## RAW DATA:
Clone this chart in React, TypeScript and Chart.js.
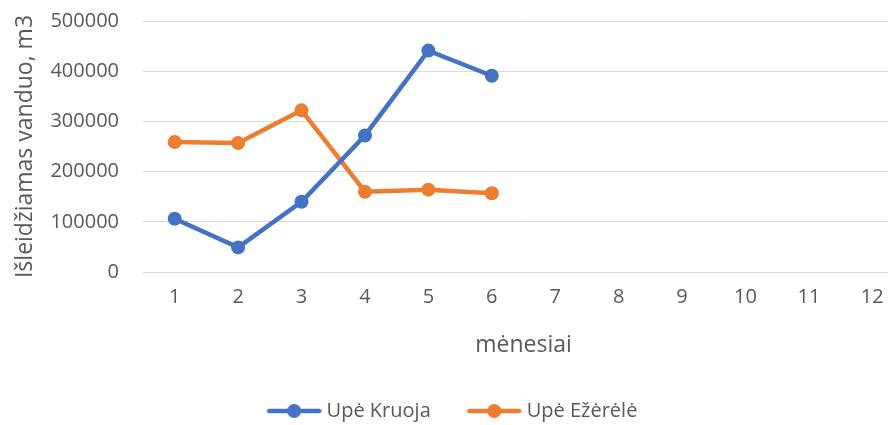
import React, { useEffect, useRef } from "react";
import { Chart, registerables } from "chart.js";

Chart.register(...registerables);

const months = ["1", "2", "3", "4", "5", "6", "7", "8", "9", "10", "11", "12"];
const kruoja = [106000, 49000, 140000, 272000, 441000, 391000];
const ezerele = [259000, 257000, 322000, 160000, 164000, 157000];
const seriesNames = ["Upė Kruoja", "Upė Ežėrėlė"];
const seriesColors = ["#4472C4", "#ED7D31"];
const yTitle = "Išleidžiamas vanduo, m3";
const xTitle = "mėnesiai";

const FONT = "'Open Sans', sans-serif";
const TEXT = "#595959";
const BOX_W = 50;

function legendIcon(color: string): HTMLCanvasElement {
  const c = document.createElement("canvas");
  c.width = 60;
  c.height = 16;
  const ctx = c.getContext("2d")!;
  ctx.strokeStyle = color;
  ctx.lineWidth = 4.5;
  ctx.lineCap = "round";
  ctx.beginPath();
  ctx.moveTo(7.5, 8);
  ctx.lineTo(57.5, 8);
  ctx.stroke();
  ctx.fillStyle = color;
  ctx.beginPath();
  ctx.arc(32.5, 8, 7, 0, Math.PI * 2);
  ctx.fill();
  return c;
}

export default function App() {
  const ref = useRef<HTMLCanvasElement | null>(null);

  useEffect(() => {
    if (!ref.current) return;
    const icons = seriesColors.map(legendIcon);
    const chart = new Chart(ref.current, {
      type: "line",
      data: {
        labels: months,
        datasets: [kruoja, ezerele].map((d, i) => ({
          label: seriesNames[i],
          data: d,
          borderColor: seriesColors[i],
          backgroundColor: seriesColors[i],
          pointBackgroundColor: seriesColors[i],
          pointBorderWidth: 0,
          pointRadius: 7,
          pointHoverRadius: 7,
          borderWidth: 4.5,
          tension: 0,
          fill: false,
        })),
      },
      options: {
        responsive: false,
        animation: false,
        layout: { padding: { left: 0, top: 21, right: 16, bottom: -6 } },
        plugins: {
          tooltip: { enabled: false },
          legend: {
            position: "bottom",
            labels: {
              usePointStyle: true,
              pointStyleWidth: BOX_W,
              color: TEXT,
              font: { family: FONT, size: 20 },
              padding: 36,
              generateLabels: (ch: any) =>
                ch.data.datasets.map((ds: any, i: number) => ({
                  text: ds.label,
                  fillStyle: seriesColors[i],
                  strokeStyle: seriesColors[i],
                  lineWidth: 0,
                  pointStyle: icons[i],
                  hidden: false,
                  datasetIndex: i,
                  fontColor: TEXT,
                })),
            },
          },
        },
        scales: {
          x: {
            type: "category",
            offset: true,
            grid: { display: false, drawTicks: false },
            border: { display: true, color: "#d9d9d9", width: 1 },
            ticks: { color: TEXT, font: { family: FONT, size: 20 }, padding: 13, maxRotation: 0 },
            title: {
              display: true,
              text: xTitle,
              color: TEXT,
              font: { family: FONT, size: 23 },
              padding: { top: 0, bottom: 6 },
            },
            afterFit: (s: any) => {
              s.height = 93;
            },
          },
          y: {
            min: 0,
            max: 500000,
            grid: { color: "#d9d9d9", lineWidth: 1, drawTicks: false },
            border: { display: false },
            ticks: {
              stepSize: 100000,
              color: TEXT,
              font: { family: FONT, size: 20 },
              padding: 24,
              callback: (v: any) => String(v),
            },
            title: {
              display: true,
              text: yTitle,
              color: TEXT,
              font: { family: FONT, size: 23 },
              padding: { top: 12, bottom: 0 },
            },
            afterFit: (s: any) => {
              s.width = 143;
              s.paddingTop = 12;
              s.paddingBottom = 12;
            },
          },
        },
      },
    });
    return () => chart.destroy();
  }, []);

  return (
    <div
      style={{
        position: "fixed",
        left: 0,
        top: 0,
        width: 888,
        height: 425,
        overflow: "hidden",
        background: "#fff",
      }}
    >
      <canvas ref={ref} width={920} height={425} style={{ width: 920, height: 425, display: "block" }} />
    </div>
  );
}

## GOAL OF THE EXERCISE:
Omitting all images, print the listing exactly.

## TASK SOLUTION:
Clone this chart in React, TypeScript and Chart.js.
import React, { useEffect, useRef } from "react";
import { Chart, registerables } from "chart.js";

Chart.register(...registerables);

const months = ["1", "2", "3", "4", "5", "6", "7", "8", "9", "10", "11", "12"];
const kruoja = [106000, 49000, 140000, 272000, 441000, 391000];
const ezerele = [259000, 257000, 322000, 160000, 164000, 157000];
const seriesNames = ["Upė Kruoja", "Upė Ežėrėlė"];
const seriesColors = ["#4472C4", "#ED7D31"];
const yTitle = "Išleidžiamas vanduo, m3";
const xTitle = "mėnesiai";

const FONT = "'Open Sans', sans-serif";
const TEXT = "#595959";
const BOX_W = 50;

function legendIcon(color: string): HTMLCanvasElement {
  const c = document.createElement("canvas");
  c.width = 60;
  c.height = 16;
  const ctx = c.getContext("2d")!;
  ctx.strokeStyle = color;
  ctx.lineWidth = 4.5;
  ctx.lineCap = "round";
  ctx.beginPath();
  ctx.moveTo(7.5, 8);
  ctx.lineTo(57.5, 8);
  ctx.stroke();
  ctx.fillStyle = color;
  ctx.beginPath();
  ctx.arc(32.5, 8, 7, 0, Math.PI * 2);
  ctx.fill();
  return c;
}

export default function App() {
  const ref = useRef<HTMLCanvasElement | null>(null);

  useEffect(() => {
    if (!ref.current) return;
    const icons = seriesColors.map(legendIcon);
    const chart = new Chart(ref.current, {
      type: "line",
      data: {
        labels: months,
        datasets: [kruoja, ezerele].map((d, i) => ({
          label: seriesNames[i],
          data: d,
          borderColor: seriesColors[i],
          backgroundColor: seriesColors[i],
          pointBackgroundColor: seriesColors[i],
          pointBorderWidth: 0,
          pointRadius: 7,
          pointHoverRadius: 7,
          borderWidth: 4.5,
          tension: 0,
          fill: false,
        })),
      },
      options: {
        responsive: false,
        animation: false,
        layout: { padding: { left: 0, top: 21, right: 16, bottom: -6 } },
        plugins: {
          tooltip: { enabled: false },
          legend: {
            position: "bottom",
            labels: {
              usePointStyle: true,
              pointStyleWidth: BOX_W,
              color: TEXT,
              font: { family: FONT, size: 20 },
              padding: 36,
              generateLabels: (ch: any) =>
                ch.data.datasets.map((ds: any, i: number) => ({
                  text: ds.label,
                  fillStyle: seriesColors[i],
                  strokeStyle: seriesColors[i],
                  lineWidth: 0,
                  pointStyle: icons[i],
                  hidden: false,
                  datasetIndex: i,
                  fontColor: TEXT,
                })),
            },
          },
        },
        scales: {
          x: {
            type: "category",
            offset: true,
            grid: { display: false, drawTicks: false },
            border: { display: true, color: "#d9d9d9", width: 1 },
            ticks: { color: TEXT, font: { family: FONT, size: 20 }, padding: 13, maxRotation: 0 },
            title: {
              display: true,
              text: xTitle,
              color: TEXT,
              font: { family: FONT, size: 23 },
              padding: { top: 0, bottom: 6 },
            },
            afterFit: (s: any) => {
              s.height = 93;
            },
          },
          y: {
            min: 0,
            max: 500000,
            grid: { color: "#d9d9d9", lineWidth: 1, drawTicks: false },
            border: { display: false },
            ticks: {
              stepSize: 100000,
              color: TEXT,
              font: { family: FONT, size: 20 },
              padding: 24,
              callback: (v: any) => String(v),
            },
            title: {
              display: true,
              text: yTitle,
              color: TEXT,
              font: { family: FONT, size: 23 },
              padding: { top: 12, bottom: 0 },
            },
            afterFit: (s: any) => {
              s.width = 143;
              s.paddingTop = 12;
              s.paddingBottom = 12;
            },
          },
        },
      },
    });
    return () => chart.destroy();
  }, []);

  return (
    <div
      style={{
        position: "fixed",
        left: 0,
        top: 0,
        width: 888,
        height: 425,
        overflow: "hidden",
        background: "#fff",
      }}
    >
      <canvas ref={ref} width={920} height={425} style={{ width: 920, height: 425, display: "block" }} />
    </div>
  );
}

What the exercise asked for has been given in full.